* _RECORDED DATA_:
****
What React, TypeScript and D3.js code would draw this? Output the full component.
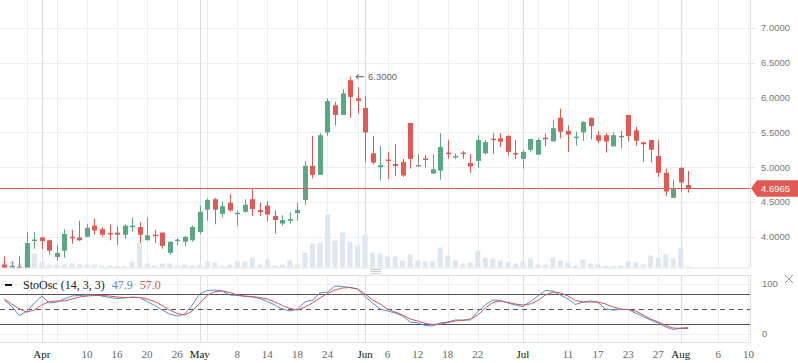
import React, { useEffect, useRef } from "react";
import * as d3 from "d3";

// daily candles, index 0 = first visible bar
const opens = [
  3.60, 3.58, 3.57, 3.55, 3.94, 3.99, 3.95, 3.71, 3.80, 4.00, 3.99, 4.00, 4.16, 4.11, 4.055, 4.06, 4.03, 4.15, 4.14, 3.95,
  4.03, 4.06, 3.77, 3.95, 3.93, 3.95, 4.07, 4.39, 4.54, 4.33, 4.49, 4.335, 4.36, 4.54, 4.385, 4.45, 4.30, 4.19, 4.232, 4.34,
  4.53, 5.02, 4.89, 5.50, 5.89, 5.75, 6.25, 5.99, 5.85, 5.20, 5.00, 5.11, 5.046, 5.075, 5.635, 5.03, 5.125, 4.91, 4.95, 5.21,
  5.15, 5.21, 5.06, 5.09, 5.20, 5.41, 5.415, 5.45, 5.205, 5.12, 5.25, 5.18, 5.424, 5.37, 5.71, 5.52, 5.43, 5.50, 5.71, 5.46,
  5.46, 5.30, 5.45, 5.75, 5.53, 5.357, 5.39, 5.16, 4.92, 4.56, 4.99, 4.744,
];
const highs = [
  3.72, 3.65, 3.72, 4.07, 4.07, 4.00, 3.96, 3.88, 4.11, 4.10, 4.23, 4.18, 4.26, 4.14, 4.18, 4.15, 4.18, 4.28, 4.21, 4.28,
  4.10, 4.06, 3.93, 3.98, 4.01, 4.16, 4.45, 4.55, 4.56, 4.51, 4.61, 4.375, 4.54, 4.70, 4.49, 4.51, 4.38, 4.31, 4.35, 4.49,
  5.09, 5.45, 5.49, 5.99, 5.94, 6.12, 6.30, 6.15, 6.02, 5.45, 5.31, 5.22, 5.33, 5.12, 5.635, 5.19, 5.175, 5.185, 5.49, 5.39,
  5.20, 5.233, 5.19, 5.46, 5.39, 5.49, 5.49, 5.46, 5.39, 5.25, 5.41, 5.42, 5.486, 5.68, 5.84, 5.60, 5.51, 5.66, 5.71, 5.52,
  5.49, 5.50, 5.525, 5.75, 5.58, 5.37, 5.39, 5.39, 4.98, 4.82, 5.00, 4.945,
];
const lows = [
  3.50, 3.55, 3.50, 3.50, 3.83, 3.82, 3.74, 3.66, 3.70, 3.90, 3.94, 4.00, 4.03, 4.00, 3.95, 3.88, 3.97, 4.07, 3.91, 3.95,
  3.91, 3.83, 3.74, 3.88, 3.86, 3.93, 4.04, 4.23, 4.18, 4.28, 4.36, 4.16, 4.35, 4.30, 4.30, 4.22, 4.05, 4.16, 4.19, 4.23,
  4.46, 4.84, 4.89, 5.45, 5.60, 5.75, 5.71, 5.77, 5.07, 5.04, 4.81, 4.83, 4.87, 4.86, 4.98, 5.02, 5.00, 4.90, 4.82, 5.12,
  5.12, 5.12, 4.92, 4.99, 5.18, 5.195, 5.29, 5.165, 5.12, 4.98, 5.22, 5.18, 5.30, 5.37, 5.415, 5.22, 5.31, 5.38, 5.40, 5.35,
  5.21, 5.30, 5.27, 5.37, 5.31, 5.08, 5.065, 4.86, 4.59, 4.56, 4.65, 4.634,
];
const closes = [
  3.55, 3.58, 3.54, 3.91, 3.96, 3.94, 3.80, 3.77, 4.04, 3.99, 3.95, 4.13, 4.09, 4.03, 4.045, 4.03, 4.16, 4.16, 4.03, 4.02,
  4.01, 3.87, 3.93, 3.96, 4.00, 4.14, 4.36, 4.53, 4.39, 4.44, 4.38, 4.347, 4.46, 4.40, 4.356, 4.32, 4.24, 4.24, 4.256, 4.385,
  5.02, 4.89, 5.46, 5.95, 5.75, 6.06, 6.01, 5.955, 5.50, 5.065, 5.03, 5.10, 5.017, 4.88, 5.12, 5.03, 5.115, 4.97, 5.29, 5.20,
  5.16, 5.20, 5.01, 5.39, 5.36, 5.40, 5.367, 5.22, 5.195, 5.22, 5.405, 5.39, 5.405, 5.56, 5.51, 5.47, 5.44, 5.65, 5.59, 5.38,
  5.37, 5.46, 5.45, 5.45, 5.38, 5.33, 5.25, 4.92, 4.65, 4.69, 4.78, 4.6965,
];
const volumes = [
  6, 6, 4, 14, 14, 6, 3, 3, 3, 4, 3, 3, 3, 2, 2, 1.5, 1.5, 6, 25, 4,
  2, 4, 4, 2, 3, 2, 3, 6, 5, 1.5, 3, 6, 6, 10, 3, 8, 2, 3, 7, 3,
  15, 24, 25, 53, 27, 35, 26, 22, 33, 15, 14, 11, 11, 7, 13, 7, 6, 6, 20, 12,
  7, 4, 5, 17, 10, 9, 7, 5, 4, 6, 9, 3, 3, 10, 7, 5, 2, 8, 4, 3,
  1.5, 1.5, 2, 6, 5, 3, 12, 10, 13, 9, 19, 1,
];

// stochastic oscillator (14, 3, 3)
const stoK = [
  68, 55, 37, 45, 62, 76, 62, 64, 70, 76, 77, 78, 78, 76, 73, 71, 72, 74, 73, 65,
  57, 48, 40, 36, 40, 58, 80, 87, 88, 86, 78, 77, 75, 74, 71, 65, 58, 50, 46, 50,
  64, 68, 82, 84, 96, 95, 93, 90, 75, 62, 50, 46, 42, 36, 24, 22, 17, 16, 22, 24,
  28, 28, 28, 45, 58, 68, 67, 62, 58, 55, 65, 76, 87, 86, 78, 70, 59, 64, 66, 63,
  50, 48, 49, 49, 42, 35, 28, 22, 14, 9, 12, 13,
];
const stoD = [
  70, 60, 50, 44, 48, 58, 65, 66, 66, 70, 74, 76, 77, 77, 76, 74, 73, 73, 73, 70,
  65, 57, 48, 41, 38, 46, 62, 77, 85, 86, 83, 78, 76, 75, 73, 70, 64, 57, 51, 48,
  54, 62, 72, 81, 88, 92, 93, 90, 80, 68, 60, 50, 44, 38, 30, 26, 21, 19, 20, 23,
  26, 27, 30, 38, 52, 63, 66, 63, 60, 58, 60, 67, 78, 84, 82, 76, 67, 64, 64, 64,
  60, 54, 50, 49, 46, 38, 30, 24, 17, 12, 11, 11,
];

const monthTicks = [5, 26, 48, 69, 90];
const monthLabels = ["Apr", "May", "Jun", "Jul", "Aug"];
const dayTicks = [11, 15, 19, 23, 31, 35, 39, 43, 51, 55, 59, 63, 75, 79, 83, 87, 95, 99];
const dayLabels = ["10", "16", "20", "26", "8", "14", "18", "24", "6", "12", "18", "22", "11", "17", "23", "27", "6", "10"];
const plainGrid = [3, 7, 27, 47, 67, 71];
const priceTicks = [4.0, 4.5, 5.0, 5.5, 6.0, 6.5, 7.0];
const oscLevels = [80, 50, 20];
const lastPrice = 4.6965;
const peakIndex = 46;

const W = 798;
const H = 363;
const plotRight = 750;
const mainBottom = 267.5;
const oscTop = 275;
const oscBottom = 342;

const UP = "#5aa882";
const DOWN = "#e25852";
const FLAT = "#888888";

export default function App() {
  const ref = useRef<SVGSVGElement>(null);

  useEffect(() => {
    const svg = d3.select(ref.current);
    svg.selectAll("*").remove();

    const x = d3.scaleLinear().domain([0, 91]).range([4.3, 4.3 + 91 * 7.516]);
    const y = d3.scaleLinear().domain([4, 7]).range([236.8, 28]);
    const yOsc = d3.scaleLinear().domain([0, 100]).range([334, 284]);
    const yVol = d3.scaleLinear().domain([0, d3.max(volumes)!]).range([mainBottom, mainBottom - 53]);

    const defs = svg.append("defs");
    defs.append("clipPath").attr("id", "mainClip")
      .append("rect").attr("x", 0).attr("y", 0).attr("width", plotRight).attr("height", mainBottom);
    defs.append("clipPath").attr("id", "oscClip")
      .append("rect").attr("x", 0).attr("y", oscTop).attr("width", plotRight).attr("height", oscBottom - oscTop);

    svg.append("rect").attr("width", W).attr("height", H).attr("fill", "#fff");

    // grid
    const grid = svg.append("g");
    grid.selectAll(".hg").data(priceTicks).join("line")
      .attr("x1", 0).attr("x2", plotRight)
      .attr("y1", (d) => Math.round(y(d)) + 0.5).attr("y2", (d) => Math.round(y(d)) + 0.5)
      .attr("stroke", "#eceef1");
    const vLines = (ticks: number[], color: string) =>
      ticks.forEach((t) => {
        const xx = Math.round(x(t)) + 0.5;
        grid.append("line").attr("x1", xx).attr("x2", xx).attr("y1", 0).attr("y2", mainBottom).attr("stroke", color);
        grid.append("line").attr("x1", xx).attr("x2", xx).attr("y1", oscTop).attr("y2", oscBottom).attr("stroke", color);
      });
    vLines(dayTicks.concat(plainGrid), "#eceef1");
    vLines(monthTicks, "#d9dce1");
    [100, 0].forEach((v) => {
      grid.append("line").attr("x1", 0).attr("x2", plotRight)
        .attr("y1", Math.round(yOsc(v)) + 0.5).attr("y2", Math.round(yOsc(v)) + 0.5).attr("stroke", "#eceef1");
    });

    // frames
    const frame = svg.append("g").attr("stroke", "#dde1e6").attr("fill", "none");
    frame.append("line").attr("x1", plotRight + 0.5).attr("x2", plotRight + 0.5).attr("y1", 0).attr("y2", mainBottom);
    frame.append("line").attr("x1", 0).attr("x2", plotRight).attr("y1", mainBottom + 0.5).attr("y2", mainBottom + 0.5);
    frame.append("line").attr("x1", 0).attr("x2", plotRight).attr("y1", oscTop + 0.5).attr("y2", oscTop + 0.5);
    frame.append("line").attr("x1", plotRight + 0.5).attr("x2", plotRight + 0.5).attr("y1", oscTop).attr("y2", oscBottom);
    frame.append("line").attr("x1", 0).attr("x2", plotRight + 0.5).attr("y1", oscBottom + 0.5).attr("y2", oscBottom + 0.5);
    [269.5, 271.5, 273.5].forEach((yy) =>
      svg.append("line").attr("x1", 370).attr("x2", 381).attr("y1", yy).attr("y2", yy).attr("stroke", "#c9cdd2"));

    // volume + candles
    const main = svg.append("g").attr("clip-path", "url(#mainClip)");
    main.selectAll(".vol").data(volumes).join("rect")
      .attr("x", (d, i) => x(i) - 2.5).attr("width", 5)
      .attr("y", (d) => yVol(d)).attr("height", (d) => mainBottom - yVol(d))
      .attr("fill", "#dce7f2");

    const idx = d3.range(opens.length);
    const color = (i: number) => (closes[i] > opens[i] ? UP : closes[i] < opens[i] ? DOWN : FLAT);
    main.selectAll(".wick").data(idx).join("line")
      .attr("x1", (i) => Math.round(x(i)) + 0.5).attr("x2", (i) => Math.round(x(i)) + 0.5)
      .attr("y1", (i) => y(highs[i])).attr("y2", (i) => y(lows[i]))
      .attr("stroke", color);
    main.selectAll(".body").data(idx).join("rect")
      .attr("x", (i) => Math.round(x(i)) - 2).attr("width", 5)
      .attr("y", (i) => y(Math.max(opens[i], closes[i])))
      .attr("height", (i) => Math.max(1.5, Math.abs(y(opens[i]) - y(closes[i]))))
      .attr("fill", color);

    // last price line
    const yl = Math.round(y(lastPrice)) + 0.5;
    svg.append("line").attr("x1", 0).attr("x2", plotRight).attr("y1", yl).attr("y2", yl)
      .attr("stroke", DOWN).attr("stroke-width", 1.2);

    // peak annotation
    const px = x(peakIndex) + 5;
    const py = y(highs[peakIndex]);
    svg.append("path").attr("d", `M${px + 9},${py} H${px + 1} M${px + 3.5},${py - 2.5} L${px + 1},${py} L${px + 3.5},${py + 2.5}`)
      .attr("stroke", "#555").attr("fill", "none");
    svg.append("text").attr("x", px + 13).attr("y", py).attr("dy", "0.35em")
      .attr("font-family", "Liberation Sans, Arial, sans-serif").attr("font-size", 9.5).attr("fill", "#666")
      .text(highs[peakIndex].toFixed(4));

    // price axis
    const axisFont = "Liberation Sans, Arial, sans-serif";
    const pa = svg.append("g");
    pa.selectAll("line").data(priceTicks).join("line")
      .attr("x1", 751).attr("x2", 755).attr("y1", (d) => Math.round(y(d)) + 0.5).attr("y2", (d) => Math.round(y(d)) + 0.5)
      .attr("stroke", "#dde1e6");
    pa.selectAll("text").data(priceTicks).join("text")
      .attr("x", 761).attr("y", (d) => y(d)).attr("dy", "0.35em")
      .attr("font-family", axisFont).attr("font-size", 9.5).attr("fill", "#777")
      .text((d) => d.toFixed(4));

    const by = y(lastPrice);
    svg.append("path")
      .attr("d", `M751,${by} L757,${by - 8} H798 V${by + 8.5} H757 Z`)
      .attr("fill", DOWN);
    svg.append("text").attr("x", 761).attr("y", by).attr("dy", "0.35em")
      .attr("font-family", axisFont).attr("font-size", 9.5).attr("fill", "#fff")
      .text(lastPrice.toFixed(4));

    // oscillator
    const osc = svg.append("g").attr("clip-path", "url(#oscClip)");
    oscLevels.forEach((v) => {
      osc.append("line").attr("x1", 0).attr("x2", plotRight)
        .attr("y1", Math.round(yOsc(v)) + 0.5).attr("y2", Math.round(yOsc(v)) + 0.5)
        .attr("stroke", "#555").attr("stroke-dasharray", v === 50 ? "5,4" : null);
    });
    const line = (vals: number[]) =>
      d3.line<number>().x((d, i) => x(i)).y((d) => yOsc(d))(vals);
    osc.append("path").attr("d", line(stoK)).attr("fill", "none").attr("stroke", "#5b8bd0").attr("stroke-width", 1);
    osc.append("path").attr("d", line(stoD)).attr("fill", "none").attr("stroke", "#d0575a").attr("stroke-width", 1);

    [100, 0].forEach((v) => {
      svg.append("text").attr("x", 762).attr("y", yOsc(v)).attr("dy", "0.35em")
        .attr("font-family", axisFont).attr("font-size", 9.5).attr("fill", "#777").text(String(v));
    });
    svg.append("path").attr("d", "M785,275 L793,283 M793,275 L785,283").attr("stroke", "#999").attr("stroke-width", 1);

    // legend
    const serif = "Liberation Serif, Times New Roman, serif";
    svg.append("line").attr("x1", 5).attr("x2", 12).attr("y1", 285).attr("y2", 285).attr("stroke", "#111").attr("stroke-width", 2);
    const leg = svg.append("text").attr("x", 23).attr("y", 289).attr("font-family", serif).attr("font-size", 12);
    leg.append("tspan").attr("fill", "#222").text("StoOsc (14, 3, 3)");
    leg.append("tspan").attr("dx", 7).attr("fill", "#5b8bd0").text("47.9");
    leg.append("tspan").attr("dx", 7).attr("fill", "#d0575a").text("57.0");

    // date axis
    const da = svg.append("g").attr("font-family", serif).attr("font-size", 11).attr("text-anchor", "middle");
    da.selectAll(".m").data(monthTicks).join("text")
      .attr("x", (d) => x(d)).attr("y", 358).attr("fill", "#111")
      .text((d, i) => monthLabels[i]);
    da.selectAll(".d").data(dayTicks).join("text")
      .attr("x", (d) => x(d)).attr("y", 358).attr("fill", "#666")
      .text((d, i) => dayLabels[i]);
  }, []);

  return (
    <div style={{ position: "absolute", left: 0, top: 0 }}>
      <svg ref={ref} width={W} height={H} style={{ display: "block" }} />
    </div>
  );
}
****
* _TO DO_: From the top of the listing above, repeat each line exactly until you reach the line containing "import * as", and repeat that one too. Leave the pictures out.

* _RIGHT ANSWER_:
What React, TypeScript and D3.js code would draw this? Output the full component.
import React, { useEffect, useRef } from "react";
import * as d3 from "d3";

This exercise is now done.